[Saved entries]
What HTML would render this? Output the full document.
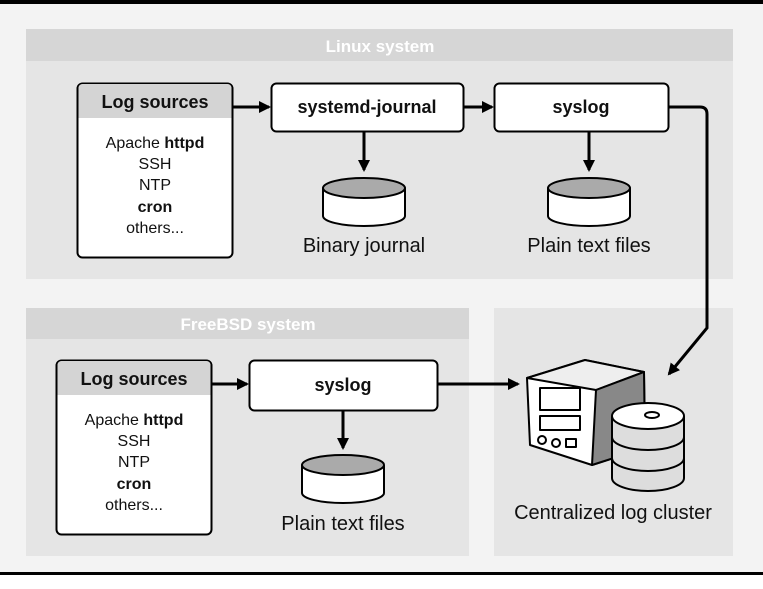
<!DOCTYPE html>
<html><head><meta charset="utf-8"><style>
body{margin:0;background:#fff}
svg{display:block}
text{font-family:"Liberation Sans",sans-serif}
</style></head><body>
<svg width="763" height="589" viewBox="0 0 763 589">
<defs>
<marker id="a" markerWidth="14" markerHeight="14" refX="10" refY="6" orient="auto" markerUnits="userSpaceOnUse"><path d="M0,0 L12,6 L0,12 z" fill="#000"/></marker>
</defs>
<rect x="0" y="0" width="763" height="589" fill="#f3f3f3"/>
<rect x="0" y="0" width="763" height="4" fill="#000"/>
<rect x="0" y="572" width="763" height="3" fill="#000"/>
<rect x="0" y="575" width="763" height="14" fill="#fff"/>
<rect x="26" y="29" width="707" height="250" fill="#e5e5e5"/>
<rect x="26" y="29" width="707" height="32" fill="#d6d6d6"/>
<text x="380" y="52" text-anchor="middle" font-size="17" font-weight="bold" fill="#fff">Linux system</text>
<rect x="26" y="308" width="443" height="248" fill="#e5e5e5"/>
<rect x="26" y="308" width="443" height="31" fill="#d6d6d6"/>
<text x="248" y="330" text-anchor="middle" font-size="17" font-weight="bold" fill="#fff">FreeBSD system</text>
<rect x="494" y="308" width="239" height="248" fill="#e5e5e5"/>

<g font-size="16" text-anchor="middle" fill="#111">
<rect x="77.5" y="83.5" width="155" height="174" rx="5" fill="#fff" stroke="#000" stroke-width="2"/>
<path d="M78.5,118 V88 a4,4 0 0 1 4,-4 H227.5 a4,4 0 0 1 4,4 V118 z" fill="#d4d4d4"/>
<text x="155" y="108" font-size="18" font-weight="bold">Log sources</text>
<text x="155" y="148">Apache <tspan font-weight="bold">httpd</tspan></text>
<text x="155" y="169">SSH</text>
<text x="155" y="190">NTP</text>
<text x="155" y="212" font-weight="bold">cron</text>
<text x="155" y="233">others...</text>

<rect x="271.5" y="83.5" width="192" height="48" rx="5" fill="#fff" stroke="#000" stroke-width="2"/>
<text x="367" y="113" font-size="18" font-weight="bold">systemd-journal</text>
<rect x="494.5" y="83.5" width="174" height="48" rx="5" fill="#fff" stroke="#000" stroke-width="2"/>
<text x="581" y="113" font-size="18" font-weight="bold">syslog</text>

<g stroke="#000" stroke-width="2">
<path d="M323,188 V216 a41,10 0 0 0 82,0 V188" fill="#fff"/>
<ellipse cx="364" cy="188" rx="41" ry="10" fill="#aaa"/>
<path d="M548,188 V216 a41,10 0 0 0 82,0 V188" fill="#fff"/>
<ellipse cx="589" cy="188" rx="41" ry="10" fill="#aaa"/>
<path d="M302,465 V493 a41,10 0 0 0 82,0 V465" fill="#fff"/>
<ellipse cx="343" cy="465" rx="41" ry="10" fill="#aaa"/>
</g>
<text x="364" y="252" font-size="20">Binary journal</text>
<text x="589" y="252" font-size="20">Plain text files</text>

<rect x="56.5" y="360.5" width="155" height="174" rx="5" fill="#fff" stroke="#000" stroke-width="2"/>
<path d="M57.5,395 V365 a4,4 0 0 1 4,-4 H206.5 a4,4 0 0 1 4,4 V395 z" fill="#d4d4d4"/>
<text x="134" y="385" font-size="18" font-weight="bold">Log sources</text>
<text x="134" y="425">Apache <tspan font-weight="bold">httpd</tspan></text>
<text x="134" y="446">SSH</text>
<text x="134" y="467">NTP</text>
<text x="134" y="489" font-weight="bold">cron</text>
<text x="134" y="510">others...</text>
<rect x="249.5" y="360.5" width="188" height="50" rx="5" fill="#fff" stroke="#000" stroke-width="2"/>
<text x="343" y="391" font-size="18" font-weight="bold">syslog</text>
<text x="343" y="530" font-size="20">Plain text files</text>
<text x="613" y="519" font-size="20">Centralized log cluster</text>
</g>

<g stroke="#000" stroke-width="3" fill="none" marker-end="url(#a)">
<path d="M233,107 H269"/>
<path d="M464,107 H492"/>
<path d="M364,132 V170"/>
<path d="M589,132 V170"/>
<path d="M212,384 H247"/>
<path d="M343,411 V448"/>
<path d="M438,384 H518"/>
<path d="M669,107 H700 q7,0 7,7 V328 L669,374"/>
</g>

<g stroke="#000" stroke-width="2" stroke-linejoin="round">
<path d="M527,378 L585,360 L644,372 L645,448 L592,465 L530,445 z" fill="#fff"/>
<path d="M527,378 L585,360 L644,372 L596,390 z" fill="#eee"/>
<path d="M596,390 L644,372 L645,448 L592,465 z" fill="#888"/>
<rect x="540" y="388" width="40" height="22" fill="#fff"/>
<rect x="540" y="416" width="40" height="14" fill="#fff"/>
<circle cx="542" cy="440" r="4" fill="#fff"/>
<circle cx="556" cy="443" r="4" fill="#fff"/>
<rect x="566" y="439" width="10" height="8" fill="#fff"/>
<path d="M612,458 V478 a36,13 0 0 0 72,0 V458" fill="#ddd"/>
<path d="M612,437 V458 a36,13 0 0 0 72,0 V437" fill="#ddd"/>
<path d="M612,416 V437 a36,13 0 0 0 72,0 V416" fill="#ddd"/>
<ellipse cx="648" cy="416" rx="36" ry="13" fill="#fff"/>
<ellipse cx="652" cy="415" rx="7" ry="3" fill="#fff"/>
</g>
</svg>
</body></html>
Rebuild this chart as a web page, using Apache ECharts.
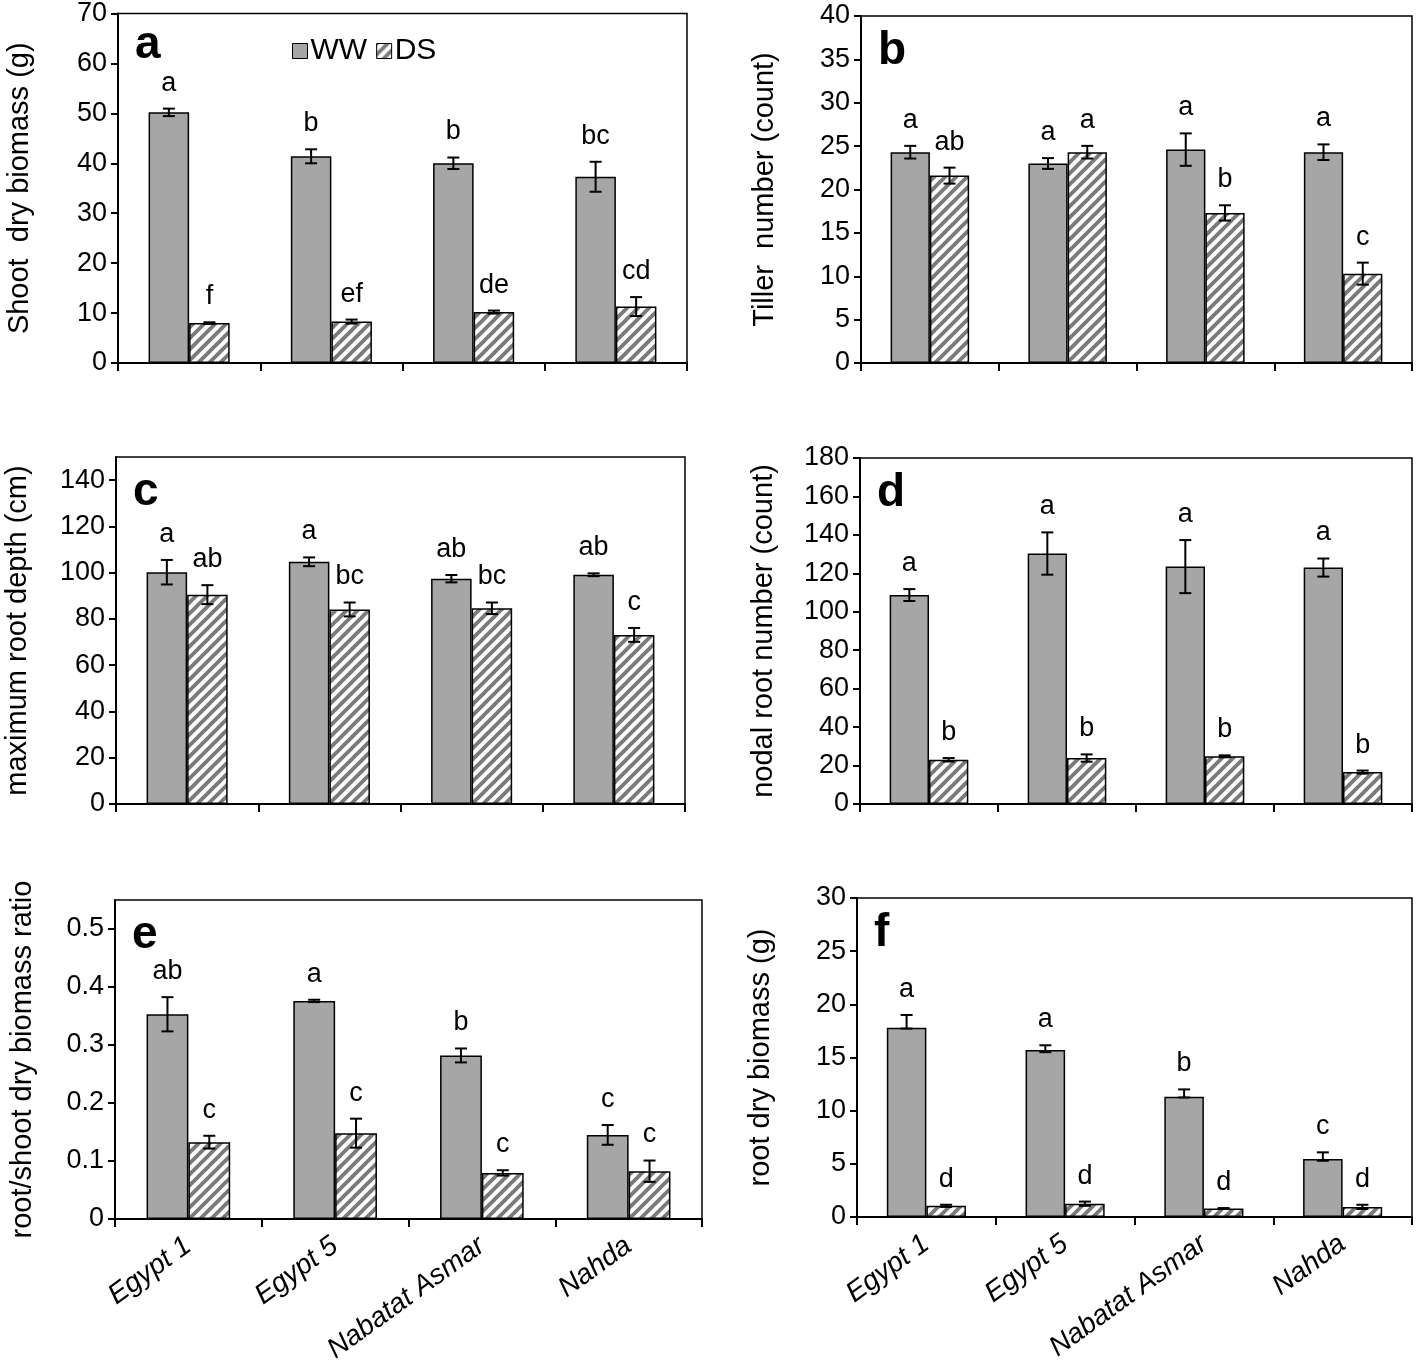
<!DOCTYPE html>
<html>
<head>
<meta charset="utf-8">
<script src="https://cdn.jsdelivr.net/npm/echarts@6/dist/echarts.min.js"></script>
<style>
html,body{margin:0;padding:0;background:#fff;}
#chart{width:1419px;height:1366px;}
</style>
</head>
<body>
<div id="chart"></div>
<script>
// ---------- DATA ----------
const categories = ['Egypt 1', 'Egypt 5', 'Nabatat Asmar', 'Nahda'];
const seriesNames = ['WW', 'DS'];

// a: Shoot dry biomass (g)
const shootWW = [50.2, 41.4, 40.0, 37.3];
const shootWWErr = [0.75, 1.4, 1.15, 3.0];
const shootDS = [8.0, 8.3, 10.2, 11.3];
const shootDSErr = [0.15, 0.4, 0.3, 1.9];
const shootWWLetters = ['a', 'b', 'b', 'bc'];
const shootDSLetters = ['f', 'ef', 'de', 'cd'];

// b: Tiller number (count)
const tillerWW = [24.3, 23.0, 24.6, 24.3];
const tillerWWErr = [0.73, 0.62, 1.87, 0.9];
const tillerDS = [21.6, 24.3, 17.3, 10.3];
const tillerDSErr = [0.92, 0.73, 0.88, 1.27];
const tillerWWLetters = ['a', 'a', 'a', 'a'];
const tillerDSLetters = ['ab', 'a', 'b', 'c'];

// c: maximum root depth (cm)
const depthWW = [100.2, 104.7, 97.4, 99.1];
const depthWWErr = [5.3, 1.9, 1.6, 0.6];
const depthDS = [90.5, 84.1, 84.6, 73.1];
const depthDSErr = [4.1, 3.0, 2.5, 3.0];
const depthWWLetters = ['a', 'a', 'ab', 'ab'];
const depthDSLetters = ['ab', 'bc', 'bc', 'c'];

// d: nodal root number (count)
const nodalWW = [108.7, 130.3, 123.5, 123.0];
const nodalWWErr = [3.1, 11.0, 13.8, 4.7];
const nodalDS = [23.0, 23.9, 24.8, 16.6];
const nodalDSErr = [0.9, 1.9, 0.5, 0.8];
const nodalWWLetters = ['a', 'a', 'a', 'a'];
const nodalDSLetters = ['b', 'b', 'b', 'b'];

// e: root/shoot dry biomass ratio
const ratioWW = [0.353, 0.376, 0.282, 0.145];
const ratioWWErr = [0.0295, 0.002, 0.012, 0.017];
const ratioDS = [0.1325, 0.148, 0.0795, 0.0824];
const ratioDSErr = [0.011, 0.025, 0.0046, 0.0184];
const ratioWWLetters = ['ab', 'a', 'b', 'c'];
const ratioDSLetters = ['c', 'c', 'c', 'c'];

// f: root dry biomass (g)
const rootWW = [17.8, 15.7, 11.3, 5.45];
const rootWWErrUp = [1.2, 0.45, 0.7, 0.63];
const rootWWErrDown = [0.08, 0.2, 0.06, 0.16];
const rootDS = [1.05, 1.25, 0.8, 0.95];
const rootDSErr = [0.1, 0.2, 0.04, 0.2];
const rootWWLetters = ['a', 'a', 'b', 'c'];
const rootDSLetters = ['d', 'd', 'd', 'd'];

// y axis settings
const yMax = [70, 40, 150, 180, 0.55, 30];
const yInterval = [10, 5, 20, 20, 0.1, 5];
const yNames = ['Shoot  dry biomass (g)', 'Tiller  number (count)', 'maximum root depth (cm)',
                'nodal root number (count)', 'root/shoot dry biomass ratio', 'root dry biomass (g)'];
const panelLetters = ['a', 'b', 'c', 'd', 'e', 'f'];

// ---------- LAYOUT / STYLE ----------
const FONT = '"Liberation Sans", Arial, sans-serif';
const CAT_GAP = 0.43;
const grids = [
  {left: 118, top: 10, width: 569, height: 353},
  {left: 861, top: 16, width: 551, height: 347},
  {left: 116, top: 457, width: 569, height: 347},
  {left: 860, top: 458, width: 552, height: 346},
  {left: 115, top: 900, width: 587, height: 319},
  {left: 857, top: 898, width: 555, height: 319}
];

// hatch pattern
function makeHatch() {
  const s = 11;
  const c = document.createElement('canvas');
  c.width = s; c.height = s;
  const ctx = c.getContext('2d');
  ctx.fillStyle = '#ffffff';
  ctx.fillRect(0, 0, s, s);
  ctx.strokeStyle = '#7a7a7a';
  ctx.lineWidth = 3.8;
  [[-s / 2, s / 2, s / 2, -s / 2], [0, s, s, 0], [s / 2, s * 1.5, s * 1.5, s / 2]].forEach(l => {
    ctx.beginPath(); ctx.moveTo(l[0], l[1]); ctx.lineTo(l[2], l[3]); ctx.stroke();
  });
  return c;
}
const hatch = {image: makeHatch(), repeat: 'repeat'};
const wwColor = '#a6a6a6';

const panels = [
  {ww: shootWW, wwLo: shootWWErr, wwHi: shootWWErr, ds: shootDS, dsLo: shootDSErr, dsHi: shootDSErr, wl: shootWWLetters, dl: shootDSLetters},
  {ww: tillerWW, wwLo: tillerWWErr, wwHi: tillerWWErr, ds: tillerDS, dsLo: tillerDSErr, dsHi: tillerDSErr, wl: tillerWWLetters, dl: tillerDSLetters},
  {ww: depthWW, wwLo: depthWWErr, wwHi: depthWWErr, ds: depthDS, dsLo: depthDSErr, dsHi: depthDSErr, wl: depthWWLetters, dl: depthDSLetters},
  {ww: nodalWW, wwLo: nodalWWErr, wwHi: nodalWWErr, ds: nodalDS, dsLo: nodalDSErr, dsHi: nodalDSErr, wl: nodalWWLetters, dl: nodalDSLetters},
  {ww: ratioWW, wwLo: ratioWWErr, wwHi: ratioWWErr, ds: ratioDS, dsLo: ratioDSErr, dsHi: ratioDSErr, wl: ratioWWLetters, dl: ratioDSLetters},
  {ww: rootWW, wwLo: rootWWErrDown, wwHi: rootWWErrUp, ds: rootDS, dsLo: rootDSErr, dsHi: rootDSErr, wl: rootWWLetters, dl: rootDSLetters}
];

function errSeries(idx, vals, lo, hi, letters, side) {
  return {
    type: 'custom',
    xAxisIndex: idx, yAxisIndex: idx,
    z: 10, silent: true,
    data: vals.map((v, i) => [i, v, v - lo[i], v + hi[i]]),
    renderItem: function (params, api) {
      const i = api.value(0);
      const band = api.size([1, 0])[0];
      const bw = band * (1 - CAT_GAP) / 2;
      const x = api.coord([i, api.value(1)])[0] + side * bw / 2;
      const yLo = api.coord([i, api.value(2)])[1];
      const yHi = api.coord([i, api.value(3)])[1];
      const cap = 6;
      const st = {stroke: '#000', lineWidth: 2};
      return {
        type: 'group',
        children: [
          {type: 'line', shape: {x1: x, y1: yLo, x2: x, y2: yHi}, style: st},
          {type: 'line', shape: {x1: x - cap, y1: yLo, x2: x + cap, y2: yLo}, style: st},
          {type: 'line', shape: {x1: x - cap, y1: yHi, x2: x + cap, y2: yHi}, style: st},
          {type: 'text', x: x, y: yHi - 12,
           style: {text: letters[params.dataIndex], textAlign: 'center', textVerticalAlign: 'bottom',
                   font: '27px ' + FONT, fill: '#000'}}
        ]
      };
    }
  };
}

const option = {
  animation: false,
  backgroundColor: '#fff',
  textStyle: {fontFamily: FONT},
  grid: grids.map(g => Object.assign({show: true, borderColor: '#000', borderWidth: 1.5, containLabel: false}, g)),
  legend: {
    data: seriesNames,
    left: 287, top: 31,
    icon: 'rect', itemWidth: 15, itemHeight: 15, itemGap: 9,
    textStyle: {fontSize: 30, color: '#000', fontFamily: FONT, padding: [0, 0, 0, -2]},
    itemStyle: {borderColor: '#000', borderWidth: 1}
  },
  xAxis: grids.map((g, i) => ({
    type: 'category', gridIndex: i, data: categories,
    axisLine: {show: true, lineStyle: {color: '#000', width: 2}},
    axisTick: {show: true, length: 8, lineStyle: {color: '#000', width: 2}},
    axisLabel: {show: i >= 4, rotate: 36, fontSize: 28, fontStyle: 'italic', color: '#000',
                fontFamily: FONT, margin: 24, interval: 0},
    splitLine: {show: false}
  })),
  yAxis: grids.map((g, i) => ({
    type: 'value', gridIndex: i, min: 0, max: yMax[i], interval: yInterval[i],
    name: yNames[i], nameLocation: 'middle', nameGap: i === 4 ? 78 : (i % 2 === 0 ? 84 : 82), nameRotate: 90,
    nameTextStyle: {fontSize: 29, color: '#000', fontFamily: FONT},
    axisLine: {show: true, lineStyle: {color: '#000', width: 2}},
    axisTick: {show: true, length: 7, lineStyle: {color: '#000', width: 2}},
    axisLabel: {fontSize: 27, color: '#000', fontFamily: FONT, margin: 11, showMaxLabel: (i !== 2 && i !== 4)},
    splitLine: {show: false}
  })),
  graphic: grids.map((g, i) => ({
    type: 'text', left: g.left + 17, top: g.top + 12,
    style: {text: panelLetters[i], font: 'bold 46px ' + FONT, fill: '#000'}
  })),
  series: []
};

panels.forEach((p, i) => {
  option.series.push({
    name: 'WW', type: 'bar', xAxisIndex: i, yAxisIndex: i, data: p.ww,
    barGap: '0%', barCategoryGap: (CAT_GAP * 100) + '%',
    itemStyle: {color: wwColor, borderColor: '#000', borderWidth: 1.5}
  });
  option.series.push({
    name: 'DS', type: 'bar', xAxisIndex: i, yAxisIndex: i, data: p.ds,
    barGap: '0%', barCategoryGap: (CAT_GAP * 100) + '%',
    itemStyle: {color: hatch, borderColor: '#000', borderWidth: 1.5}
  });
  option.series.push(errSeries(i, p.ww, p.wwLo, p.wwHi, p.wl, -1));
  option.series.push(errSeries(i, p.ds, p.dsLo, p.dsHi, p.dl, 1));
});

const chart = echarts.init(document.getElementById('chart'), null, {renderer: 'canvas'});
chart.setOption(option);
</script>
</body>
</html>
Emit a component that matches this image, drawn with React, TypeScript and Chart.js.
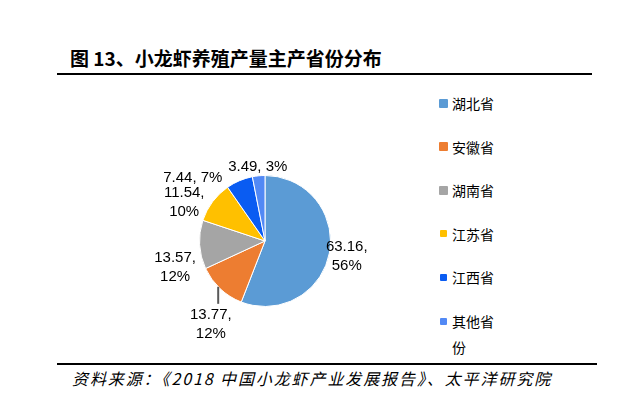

What the task requires
Search the entries for "document" and copy out each line that has it.

Exercise solution
What HTML would render this? Output the full document.
  const c = document.createElement('canvas');
const chart = echarts.init(document.getElementById('chart'), null, {renderer: 'canvas'});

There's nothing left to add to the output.